I'll go on to say, 'Look at all the really smart and cool people who smoked - Dorothy Parker, Ernest Hemingway, Scott Fitzgerald, FDR, Churchill, Joe DiMaggio, Frank Sinatra, Mae West, Crazy Horse. You know who HATED smoking? The one guy who couldn't tolerate it? Hitler. That's who. Hitler was one of those big, fat, intolerant, oh-dear-second-hand-smoke-near-my-little-fat-gruesome-slobbering-kids housewives that always complain when someone lights up near them. The shameless, chubby, hopelessly ugly hussies who actually ask people who live NEXT DOOR to them to stop smoking for fear their shockingly ugly and retarded kids might breath a whiff of it. (I saw this last night on the news) Anyway...HITLER was the first whining non-smoker in history. Hitler...that's the non-smokers big advocate. The non-smoking poster child. Hitler. Einstein smoked. Hitler did not. Coincidence? John Lennon smoked. Jim Jones did not.' That's what I'll say.

So as I enter day three (actually day four since I ran out of tobacco a day early and in effect stopped smoking the night BEFORE I said I would) I'm not pleased with all the lies, the deceptions, the misinformation, the false truths that have been shoveled, like so much manure, onto my non-smoking lap. Negative attitude, you say? Oh, yes. Yes, you go right on saying that. Non-smokers, I'm finding, are a lot like The Tea Party Movement. They're unyeilding. They don't want 'dialogue' with smokers, they want to destroy them, wipe them out, extinguish them. The smokers are to non-smokers what Socialists are to the Tea Party; a threat to civilization itself.

Again, day three of this horror has put me in a mood to over-exaggerate. I'm sorry. I can't help it. I had hoped the constant reminder of the money I was saving would help my mood. It does not. At this point in the process every penny spent on cigarettes seems like a great investment. In fact, it seems a small, almost laughable, pittance to pay for the peace of mind it insures.

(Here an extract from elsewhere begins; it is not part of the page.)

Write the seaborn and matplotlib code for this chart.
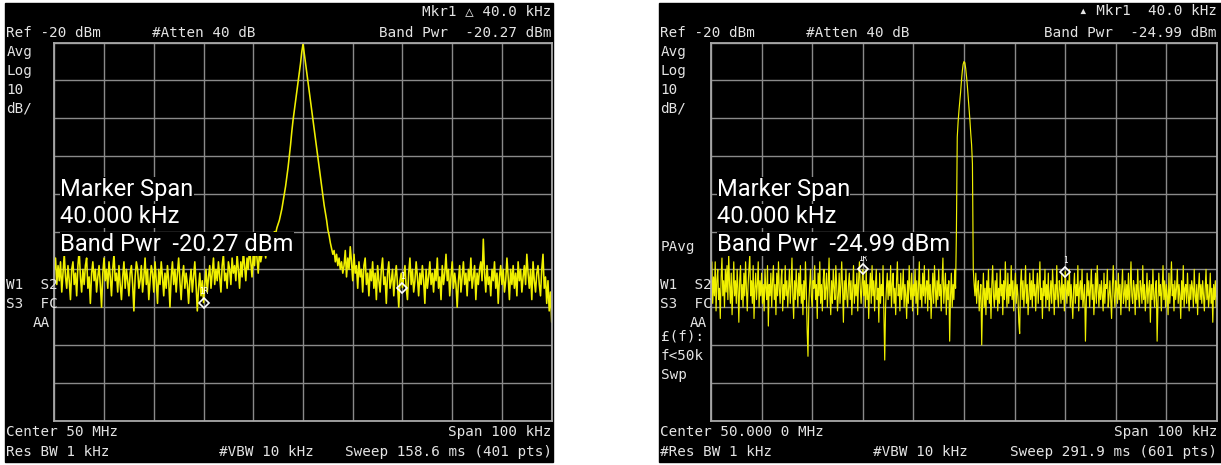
import numpy as np
import pandas as pd
import matplotlib
matplotlib.use("Agg")
import matplotlib.pyplot as plt
from matplotlib.patches import Rectangle
import seaborn as sns

# sweep settings, frequency as offset from center (kHz)
span_khz = 100.0
ref_level = -20
db_per_div = 10

# left screen: 401 pts, Avg trace (dBm)
left_trace_db = [
    -80, -77, -84, -79, -83, -78, -86, -81, -76, -82, -85, -79,
    -83, -88, -80, -78, -84, -81, -87, -79, -75, -82, -86, -80,
    -84, -79, -77, -85, -82, -89, -81, -78, -83, -80, -86, -82,
    -79, -84, -90, -81, -77, -83, -80, -85, -78, -82, -87, -80,
    -76, -83, -81, -86, -79, -84, -88, -82, -78, -85, -80, -83,
    -87, -81, -79, -84, -91, -82, -78, -80, -85, -83, -79, -86,
    -82, -77, -84, -80, -88, -83, -79, -81, -86, -78, -83, -89,
    -80, -84, -78, -82, -87, -81, -85, -79, -83, -90, -82, -78,
    -84, -80, -86, -81, -77, -83, -88, -82, -79, -85, -81, -84,
    -89, -83, -80, -86, -82, -78, -84, -91, -85, -81, -87, -83,
    -88.8, -84, -80, -86, -82, -79, -85, -81, -77, -84, -80, -83,
    -78, -82, -86, -79, -76, -83, -81, -85, -78, -80, -84, -77,
    -81, -79, -83, -76, -80, -85, -78, -82, -75, -79, -83, -77,
    -80, -74, -78, -82, -76, -79, -73, -77, -81, -75, -78, -76,
    # carrier
    -76, -74, -77, -73, -75, -72, -74, -71, -72, -70, -70.5,
    -69, -68, -67, -65.5, -64, -62, -60, -58, -55.5, -53, -50,
    -47, -43.5, -40.5, -38, -35.5, -33, -30.5, -28, -25.5, -22.5,
    -20.3,
    -22.8, -25.5, -28, -30.5, -33, -35.5, -38, -40.5, -43, -45.5,
    -48, -50.5, -53, -55.5, -58, -60.5, -63, -65, -67, -69.5, -71,
    -73, -74.5, -76, -75, -78, -76, -79, -77, -80, -78, -81,
    # upper side
    -79, -75, -82, -77, -80, -74, -78, -83, -76, -81, -79, -85,
    -78, -82, -80, -86, -79, -77, -84, -81, -87, -80, -83, -78,
    -85, -81, -88, -79, -83, -86, -80, -77, -84, -82, -89, -81,
    -78, -85, -83, -80, -87, -82, -79, -84, -90, -83, -81, -84.8,
    -82, -79, -85, -88, -81, -77, -84, -80, -86, -83, -78, -82,
    -87, -81, -84, -79, -83, -89, -80, -85, -82, -78, -84, -81,
    -86, -80, -83, -77, -85, -82, -88, -79, -84, -81, -76, -83,
    -80, -87, -82, -78, -85, -81, -84, -90, -83, -79, -86, -82,
    -78, -84, -81, -87, -80, -83, -77, -85, -82, -79, -88, -81,
    -84, -80, -78, -83, -72, -81, -86, -79, -84, -82, -87, -80,
    -83, -78, -85, -81, -89, -82, -79, -84, -80, -86, -83, -77,
    -82, -88, -80, -84, -79, -85, -81, -87, -78, -83, -80, -86,
    -82, -79, -84, -76, -81, -85, -80, -88, -78, -83, -86, -81,
    -79, -84, -87, -80, -76, -85, -82, -89, -83, -91, -86, -94,
]

# right screen: 601 pts, PAvg trace (dBm)
right_trace_db = [
    -84, -78, -89, -82, -87, -78, -91, -83, -80, -88, -85, -93, -82, -77, -87,
    -83, -90, -80, -86, -79, -88, -76, -84, -89, -81, -92, -85, -78, -87, -83,
    -89, -80, -85, -94, -83, -79, -88, -84, -90, -81, -87, -78, -85, -91, -84,
    -80, -76, -87, -83, -89, -79, -93, -85, -81, -88, -84, -78, -90, -83, -87,
    -81, -89, -84, -91, -80, -85, -88, -79, -95, -84, -87, -81, -90, -83, -79,
    -88, -84, -92, -81, -87, -78, -85, -89, -83, -80, -91, -84, -88, -79, -87,
    -83, -90, -85, -80, -89, -84, -77, -87, -93, -83, -88, -80, -85, -90, -81,
    -87, -79, -89, -84, -92, -83, -88, -78, -85, -96, -103, -89, -84, -80, -87,
    -90, -83, -85, -79, -88, -84, -93, -81, -87, -78, -89, -84, -91, -83, -80,
    -88, -85, -81, -90, -84, -77, -87, -92, -83, -89, -80, -85, -88, -79, -84,
    -91, -87, -81, -89, -84, -78, -85, -94, -83, -88, -80, -87, -90, -84, -81,
    -88, -83, -92, -85, -79, -89, -84, -87, -81, -91, -83, -78, -85, -89, -84,
    -80, -87, -83, -90, -80, -88, -84, -93, -85, -81, -89, -79, -87, -83, -91,
    -84, -80, -88, -85, -94, -81, -89, -84, -87, -79, -92, -104, -90, -85, -81,
    -88, -83, -87, -79, -90, -84, -81, -89, -85, -92, -83, -78, -87, -84, -91,
    -81, -88, -85, -80, -90, -84, -87, -93, -83, -89, -79, -85, -88, -81, -91,
    -84, -87, -80, -89, -83, -92, -85, -78, -88, -84, -90, -81, -87, -79, -89,
    -85, -83, -91, -80, -88, -84, -93, -87, -81, -89, -79, -85, -90, -83, -88,
    -80, -87, -84, -91, -83, -77, -89, -85, -81, -92, -84, -88, -83, -99, -87,
    -81, -90, -84, -88, -80, -85,
    # carrier
    -70, -45, -41, -38, -35.5, -33, -30, -27.5, -25.7, -25.0,
    -25.3, -26.8, -29, -31.5, -34.5, -37.5, -40.5, -44, -47, -52, -80,
    # upper side
    -84, -87, -81, -89, -85, -83, -91, -87, -84, -100, -88, -81, -90, -85, -92,
    -83, -88, -80, -89, -85, -93, -84, -79, -87, -90, -83, -88, -81, -91, -85,
    -89, -80, -87, -84, -92, -83, -88, -78, -85, -90, -81, -89, -84, -87, -79,
    -88, -83, -91, -85, -81, -89, -84, -87, -94, -97, -84, -80, -88, -83, -90,
    -85, -79, -89, -84, -92, -87, -81, -88, -83, -90, -80, -87, -84, -91, -85,
    -81, -89, -84, -78, -88, -85, -93, -83, -87, -80, -90, -84, -88, -81, -91,
    -87, -83, -89, -80, -85, -92, -84, -88, -79, -87, -90, -83, -85, -89, -81,
    -88, -84, -91, -80.6, -85, -89, -83, -87, -80, -90, -84, -88, -93, -85, -81,
    -89, -84, -87, -79, -91, -85, -83, -88, -80, -90, -87, -84, -99, -89, -81,
    -87, -83, -90, -85, -80, -88, -84, -92, -87, -81, -89, -79, -85, -90, -84,
    -88, -83, -87, -91, -81, -89, -84, -85, -80, -90, -87, -83, -88, -93, -84,
    -79, -87, -90, -83, -85, -89, -81, -88, -84, -92, -85, -80, -89, -87, -83,
    -90, -84, -88, -81, -91, -85, -78, -87, -89, -83, -85, -92, -84, -88, -80,
    -87, -90, -83, -85, -89, -79, -88, -84, -91, -87, -81, -89, -85, -83, -94,
    -84, -88, -80, -87, -90, -85, -83, -99, -89, -81, -87, -84, -91, -85, -79,
    -88, -83, -90, -84, -87, -92, -81, -89, -85, -78, -87, -84, -91, -83, -88,
    -85, -80, -89, -84, -87, -93, -83, -88, -79, -90, -85, -84, -89, -81, -87,
    -91, -84, -88, -83, -85, -90, -80, -87, -89, -84, -92, -85, -81, -88, -84,
    -89, -83, -87, -91, -85, -80, -88, -84, -90, -87, -81, -89, -85, -94, -84,
    -88, -83, -90, -87,
]

# band power markers (1R reference, 1 delta)
marker_labels = ["1R", "1"]
left_marker_khz = [-20, 20]
left_marker_db = [-88.8, -84.8]
right_marker_khz = [-20, 20]
right_marker_db = [-80.0, -80.6]

left_header = ["Mkr1 \u25b3 40.0 kHz", "Ref -20 dBm", "#Atten 40 dB", "Band Pwr  -20.27 dBm"]
right_header = ["\u25b4 Mkr1  40.0 kHz", "Ref -20 dBm", "#Atten 40 dB", "Band Pwr  -24.99 dBm"]
left_footer = ["Center 50 MHz", "Span 100 kHz", "Res BW 1 kHz", "#VBW 10 kHz", "Sweep 158.6 ms (401 pts)"]
right_footer = ["Center 50.000 0 MHz", "Span 100 kHz", "#Res BW 1 kHz", "#VBW 10 kHz", "Sweep 291.9 ms (601 pts)"]
left_readout = ["Marker Span", "40.000 kHz", "Band Pwr  -20.27 dBm"]
right_readout = ["Marker Span", "40.000 kHz", "Band Pwr  -24.99 dBm"]

sns.set_style("dark")
plt.rcParams["font.family"] = ["DejaVu Sans Mono", "DejaVu Sans"]

W, H = 1221, 465
fig = plt.figure(figsize=(W / 100, H / 100), dpi=100, facecolor="white")

mono = ["DejaVu Sans Mono", "DejaVu Sans"]
txt_col = "#e4e4e4"


def fx(x):
    return x / W


def fy(y):
    return 1 - y / H


def small(x, y, s, ha="left", size=10.3, **kw):
    fig.text(fx(x), fy(y), s, ha=ha, va="center", color=txt_col,
             fontsize=size, family=mono, **kw)


def screen(x0, x1, gx0, gx1, trace, mk_khz, mk_db, header, footer, readout, extra_left, lw):
    gy0, gy1 = 42.7, 420.5
    fig.patches.append(Rectangle((fx(x0), fy(462)), fx(x1) - fx(x0), fy(3) - fy(462),
                                 transform=fig.transFigure, color="black", zorder=-5))
    ax = fig.add_axes([fx(gx0), fy(gy1), fx(gx1) - fx(gx0), fy(gy0) - fy(gy1)])
    ax.set_facecolor("black")

    n = len(trace)
    df = pd.DataFrame({"khz": np.linspace(-span_khz / 2, span_khz / 2, n), "dbm": trace})
    sns.lineplot(data=df, x="khz", y="dbm", color="#f0f000", lw=lw, ax=ax)

    ax.plot(mk_khz, mk_db, ls="none", marker="D", ms=5, mfc="none", mec="white", mew=1.2)
    for k, d, lab in zip(mk_khz, mk_db, marker_labels):
        ax.text(k, d + 1.7, lab, color="white", fontsize=5.5, ha="center", va="bottom", family=mono)

    ax.set_xlim(-span_khz / 2, span_khz / 2)
    ax.set_ylim(ref_level - 10 * db_per_div, ref_level)
    ax.set_xticks(np.arange(-50, 51, 10))
    ax.set_yticks(np.arange(ref_level - 10 * db_per_div, ref_level + 1, db_per_div))
    ax.grid(True, color="#8a8a8a", lw=1)
    ax.set_axisbelow(True)
    ax.tick_params(length=0, labelbottom=False, labelleft=False)
    ax.set_xlabel("")
    ax.set_ylabel("")
    for sp in ax.spines.values():
        sp.set_visible(True)
        sp.set_color("#a8a8a8")
        sp.set_linewidth(1.3)

    tx = x0 + 1.5
    small(gx1, 11, header[0], ha="right")
    small(tx, 33, header[1])
    small(tx + 145, 33, header[2])
    small(gx1, 33, header[3], ha="right")
    for y, s in zip([52, 71, 90, 108], ["Avg", "Log", "10", "dB/"]):
        small(tx, y, s)
    small(tx, 285, "W1  S2")
    small(tx, 304, "S3  FC")
    small(gx0 - 4, 323, "AA", ha="right")
    for y, s in extra_left:
        small(tx, y, s)

    small(tx, 432, footer[0])
    small(gx1, 432, footer[1], ha="right")
    small(tx, 452, footer[2])
    small(tx + 213, 452, footer[3])
    small(gx1, 452, footer[4], ha="right")

    for y, s in zip([189, 216, 244], readout):
        fig.text(fx(gx0 + 6), fy(y), s, ha="left", va="center", color="white",
                 fontsize=17, family=["Roboto", "DejaVu Sans"],
                 bbox=dict(facecolor="black", edgecolor="none", pad=0.2), zorder=10)
    return ax


screen(5, 553, 54.3, 551.7, left_trace_db, left_marker_khz, left_marker_db,
       left_header, left_footer, left_readout, [], 1.15)
screen(659, 1221, 711, 1217, right_trace_db, right_marker_khz, right_marker_db,
       right_header, right_footer, right_readout,
       [(247, "PAvg"), (337, "\u00a3(f):"), (356, "f<50k"), (375, "Swp")], 0.85)

fig.savefig("out.png", dpi=100, facecolor="white")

But I remain resolved. I type this blog smokeless. I grit my teeth and continue to suffer. I continue to hate everyone and everything around me. I live in a state of complete hopelessness. You see, I always saw smoking as a privilege, a reward, an extra bonus for simply being human. And if I find out some day that the whole 'smoking is bad for you' campaign is some made up political thing, I'm taking people out. I mean it. I'm taking some people out.

Eighty one hours.

See you tomorrow.

1 comment:

Anonymous said...

I like the honesty of your comments. I smoked for 5 years, quit for 7 years, smoked for another 5 years, and have now been smoke free for about 3 weeks. If there is anything I have learned, it's that non-smokers are mostly liars and self-righteous. Also, quitting is and was the hardest thing I've ever done. While the craving never goes away, I have noticed the enjoyment of actually smoking is strongest while being a full-fledged smoker. If you take a drag after a year or so after not smoking, you don't really get that satisfying feeling like you used to after beer number 2 at around 8pm.

Damn lovely beautiful cigarettes. Why can't we make these things healthy.